*Provided entries*
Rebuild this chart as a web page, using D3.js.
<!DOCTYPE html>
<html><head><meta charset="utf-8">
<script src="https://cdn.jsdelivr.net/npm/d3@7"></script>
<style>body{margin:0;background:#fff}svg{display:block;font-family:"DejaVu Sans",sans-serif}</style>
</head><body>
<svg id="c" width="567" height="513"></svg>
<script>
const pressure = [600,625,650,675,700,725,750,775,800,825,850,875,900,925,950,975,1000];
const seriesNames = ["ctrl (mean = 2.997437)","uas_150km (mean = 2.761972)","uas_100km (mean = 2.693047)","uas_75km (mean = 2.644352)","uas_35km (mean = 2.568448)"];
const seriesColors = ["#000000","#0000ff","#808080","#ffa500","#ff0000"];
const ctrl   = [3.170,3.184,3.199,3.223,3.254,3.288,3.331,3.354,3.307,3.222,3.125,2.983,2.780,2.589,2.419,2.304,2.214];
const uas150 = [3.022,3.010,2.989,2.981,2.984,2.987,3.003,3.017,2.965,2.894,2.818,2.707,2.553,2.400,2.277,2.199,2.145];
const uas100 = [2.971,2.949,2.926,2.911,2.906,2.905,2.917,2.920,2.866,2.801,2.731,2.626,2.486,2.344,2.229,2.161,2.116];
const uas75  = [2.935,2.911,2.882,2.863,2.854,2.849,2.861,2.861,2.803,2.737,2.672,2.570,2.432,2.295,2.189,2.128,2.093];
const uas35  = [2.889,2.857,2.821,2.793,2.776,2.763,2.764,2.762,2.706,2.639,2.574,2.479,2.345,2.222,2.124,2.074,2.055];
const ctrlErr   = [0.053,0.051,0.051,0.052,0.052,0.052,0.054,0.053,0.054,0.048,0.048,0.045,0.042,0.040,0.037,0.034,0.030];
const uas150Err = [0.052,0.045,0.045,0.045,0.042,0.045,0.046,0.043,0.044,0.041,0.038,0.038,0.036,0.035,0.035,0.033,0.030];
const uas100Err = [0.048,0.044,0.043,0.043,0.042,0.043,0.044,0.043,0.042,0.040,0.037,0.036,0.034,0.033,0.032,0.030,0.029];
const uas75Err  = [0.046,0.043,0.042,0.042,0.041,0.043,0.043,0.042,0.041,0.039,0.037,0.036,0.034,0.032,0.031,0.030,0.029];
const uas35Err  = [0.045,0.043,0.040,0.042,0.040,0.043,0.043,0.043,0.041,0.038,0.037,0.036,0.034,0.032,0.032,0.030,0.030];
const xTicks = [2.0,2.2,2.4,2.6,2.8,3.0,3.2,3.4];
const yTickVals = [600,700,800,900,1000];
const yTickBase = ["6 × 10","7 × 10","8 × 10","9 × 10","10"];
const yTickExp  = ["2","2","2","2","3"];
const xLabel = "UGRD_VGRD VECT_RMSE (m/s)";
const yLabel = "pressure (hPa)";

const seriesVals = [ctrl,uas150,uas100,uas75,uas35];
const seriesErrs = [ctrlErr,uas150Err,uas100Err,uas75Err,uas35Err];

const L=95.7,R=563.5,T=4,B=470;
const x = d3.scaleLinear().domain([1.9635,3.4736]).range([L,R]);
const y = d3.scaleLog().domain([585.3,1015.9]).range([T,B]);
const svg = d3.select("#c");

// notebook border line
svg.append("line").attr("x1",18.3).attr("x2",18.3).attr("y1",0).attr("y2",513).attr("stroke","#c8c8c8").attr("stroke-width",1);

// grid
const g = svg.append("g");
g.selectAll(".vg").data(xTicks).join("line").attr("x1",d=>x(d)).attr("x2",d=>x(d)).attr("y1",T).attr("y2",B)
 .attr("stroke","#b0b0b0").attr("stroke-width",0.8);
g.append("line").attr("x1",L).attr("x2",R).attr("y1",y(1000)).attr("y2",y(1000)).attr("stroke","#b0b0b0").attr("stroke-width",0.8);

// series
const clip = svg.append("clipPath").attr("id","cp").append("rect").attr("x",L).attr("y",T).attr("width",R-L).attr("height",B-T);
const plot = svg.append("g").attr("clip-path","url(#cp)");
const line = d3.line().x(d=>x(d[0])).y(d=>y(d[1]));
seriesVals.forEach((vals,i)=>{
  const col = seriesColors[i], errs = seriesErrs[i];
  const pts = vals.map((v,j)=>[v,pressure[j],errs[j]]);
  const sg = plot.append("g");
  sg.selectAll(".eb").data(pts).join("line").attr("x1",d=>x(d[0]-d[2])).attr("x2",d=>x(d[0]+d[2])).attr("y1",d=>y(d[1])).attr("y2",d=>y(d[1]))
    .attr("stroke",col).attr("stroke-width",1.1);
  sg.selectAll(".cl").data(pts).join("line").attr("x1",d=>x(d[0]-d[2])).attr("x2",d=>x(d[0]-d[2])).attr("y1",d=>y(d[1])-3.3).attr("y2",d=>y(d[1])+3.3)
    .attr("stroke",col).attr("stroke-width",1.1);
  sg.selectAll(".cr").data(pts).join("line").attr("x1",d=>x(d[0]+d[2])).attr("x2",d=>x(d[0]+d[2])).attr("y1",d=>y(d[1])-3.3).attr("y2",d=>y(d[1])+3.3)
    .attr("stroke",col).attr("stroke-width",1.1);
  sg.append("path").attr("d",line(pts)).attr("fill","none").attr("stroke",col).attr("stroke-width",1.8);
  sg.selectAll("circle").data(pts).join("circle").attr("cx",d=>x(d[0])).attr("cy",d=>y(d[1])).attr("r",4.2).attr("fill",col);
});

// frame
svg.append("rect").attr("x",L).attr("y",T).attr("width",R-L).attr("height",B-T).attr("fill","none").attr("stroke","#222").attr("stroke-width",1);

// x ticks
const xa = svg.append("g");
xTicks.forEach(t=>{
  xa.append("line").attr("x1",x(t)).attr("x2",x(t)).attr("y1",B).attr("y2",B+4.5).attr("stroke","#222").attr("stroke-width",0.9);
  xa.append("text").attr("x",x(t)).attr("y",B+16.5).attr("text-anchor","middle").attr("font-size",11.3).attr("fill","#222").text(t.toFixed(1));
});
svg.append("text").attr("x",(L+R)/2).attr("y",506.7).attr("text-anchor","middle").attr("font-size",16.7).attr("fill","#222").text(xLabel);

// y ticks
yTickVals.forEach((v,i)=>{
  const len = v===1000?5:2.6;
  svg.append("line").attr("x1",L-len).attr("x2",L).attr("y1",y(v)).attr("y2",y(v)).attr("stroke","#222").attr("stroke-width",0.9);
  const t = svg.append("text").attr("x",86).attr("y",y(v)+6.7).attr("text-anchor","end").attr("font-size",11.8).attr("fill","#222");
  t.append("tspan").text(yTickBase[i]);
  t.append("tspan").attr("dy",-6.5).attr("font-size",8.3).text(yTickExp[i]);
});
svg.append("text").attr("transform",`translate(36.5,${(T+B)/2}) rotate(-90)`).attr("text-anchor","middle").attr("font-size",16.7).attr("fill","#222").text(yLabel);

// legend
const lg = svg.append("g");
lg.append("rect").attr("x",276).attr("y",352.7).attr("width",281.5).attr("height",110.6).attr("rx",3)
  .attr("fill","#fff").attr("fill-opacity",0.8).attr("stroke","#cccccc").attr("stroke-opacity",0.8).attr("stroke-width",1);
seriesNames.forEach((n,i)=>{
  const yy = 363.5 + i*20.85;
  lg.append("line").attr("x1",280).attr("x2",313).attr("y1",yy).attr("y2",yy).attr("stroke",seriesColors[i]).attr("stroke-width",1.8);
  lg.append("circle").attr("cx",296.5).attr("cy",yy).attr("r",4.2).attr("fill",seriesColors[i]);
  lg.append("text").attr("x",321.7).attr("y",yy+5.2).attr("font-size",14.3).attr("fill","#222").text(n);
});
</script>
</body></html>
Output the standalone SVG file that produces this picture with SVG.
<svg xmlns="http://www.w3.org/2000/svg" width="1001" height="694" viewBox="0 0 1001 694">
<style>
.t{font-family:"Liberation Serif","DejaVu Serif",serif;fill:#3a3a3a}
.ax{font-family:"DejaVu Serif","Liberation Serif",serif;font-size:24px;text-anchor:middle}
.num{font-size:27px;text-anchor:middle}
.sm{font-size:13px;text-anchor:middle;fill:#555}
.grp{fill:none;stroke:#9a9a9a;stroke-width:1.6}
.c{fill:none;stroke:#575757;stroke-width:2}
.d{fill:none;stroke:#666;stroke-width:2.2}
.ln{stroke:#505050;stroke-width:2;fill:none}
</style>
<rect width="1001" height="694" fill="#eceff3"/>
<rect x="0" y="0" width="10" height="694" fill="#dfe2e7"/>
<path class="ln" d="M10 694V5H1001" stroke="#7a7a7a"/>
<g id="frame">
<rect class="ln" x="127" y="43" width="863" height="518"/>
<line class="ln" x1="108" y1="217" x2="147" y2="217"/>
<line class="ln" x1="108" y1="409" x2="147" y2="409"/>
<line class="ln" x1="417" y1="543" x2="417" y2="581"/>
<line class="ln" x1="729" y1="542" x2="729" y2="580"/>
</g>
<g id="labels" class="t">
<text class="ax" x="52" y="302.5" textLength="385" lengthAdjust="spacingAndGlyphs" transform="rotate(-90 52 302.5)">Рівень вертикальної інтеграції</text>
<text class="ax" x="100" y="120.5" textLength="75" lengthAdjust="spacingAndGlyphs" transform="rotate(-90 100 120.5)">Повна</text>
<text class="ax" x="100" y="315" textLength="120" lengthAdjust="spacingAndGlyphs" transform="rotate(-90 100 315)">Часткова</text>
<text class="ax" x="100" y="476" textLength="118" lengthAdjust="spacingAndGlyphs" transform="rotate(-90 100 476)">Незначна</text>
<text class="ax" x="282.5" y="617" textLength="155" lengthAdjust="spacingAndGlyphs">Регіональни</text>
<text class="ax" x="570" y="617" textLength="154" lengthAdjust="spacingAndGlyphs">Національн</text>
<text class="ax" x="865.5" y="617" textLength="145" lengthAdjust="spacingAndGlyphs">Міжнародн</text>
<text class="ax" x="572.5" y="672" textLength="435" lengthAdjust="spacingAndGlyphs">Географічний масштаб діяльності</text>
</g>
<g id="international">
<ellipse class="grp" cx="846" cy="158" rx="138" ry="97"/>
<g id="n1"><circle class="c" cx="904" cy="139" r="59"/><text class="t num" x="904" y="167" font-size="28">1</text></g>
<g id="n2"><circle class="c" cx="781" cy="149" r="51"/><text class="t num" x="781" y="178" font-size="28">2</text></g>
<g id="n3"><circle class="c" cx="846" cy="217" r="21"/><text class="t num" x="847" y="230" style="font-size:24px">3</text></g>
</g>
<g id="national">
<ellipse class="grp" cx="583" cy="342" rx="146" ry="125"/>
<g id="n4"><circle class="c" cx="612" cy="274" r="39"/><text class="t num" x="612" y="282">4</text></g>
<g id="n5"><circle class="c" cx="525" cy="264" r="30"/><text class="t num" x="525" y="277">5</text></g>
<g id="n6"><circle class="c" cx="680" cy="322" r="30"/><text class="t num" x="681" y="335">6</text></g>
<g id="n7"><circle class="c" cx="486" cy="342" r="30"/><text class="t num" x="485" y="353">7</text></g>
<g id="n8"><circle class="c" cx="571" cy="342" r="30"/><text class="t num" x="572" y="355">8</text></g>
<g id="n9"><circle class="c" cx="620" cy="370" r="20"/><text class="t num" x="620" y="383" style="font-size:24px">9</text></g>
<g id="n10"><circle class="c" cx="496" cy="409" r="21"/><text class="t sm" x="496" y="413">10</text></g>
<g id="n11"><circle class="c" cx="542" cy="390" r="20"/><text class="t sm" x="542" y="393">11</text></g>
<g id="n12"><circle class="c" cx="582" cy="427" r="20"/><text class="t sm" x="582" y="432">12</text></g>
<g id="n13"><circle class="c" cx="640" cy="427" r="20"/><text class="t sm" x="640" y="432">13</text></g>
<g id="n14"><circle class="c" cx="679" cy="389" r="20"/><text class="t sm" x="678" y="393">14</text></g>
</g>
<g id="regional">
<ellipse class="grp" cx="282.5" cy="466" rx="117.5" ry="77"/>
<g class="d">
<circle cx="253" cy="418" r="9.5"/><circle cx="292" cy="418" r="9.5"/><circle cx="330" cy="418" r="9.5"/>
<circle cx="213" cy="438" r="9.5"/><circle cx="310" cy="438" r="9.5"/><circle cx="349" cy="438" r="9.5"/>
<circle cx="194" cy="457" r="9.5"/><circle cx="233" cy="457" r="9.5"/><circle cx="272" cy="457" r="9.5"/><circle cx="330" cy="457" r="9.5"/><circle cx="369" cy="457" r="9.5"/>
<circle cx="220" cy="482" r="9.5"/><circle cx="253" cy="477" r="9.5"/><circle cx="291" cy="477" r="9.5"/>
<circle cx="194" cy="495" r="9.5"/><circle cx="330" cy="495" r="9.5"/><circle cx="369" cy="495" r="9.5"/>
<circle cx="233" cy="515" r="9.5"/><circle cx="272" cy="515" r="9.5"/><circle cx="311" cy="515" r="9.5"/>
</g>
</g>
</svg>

*Goal of the exercise*
Collect the complete line wherever the string "this" appears in the records.

*Answer for the task*
Rebuild this chart as a web page, using D3.js.
Output the standalone SVG file that produces this picture with SVG.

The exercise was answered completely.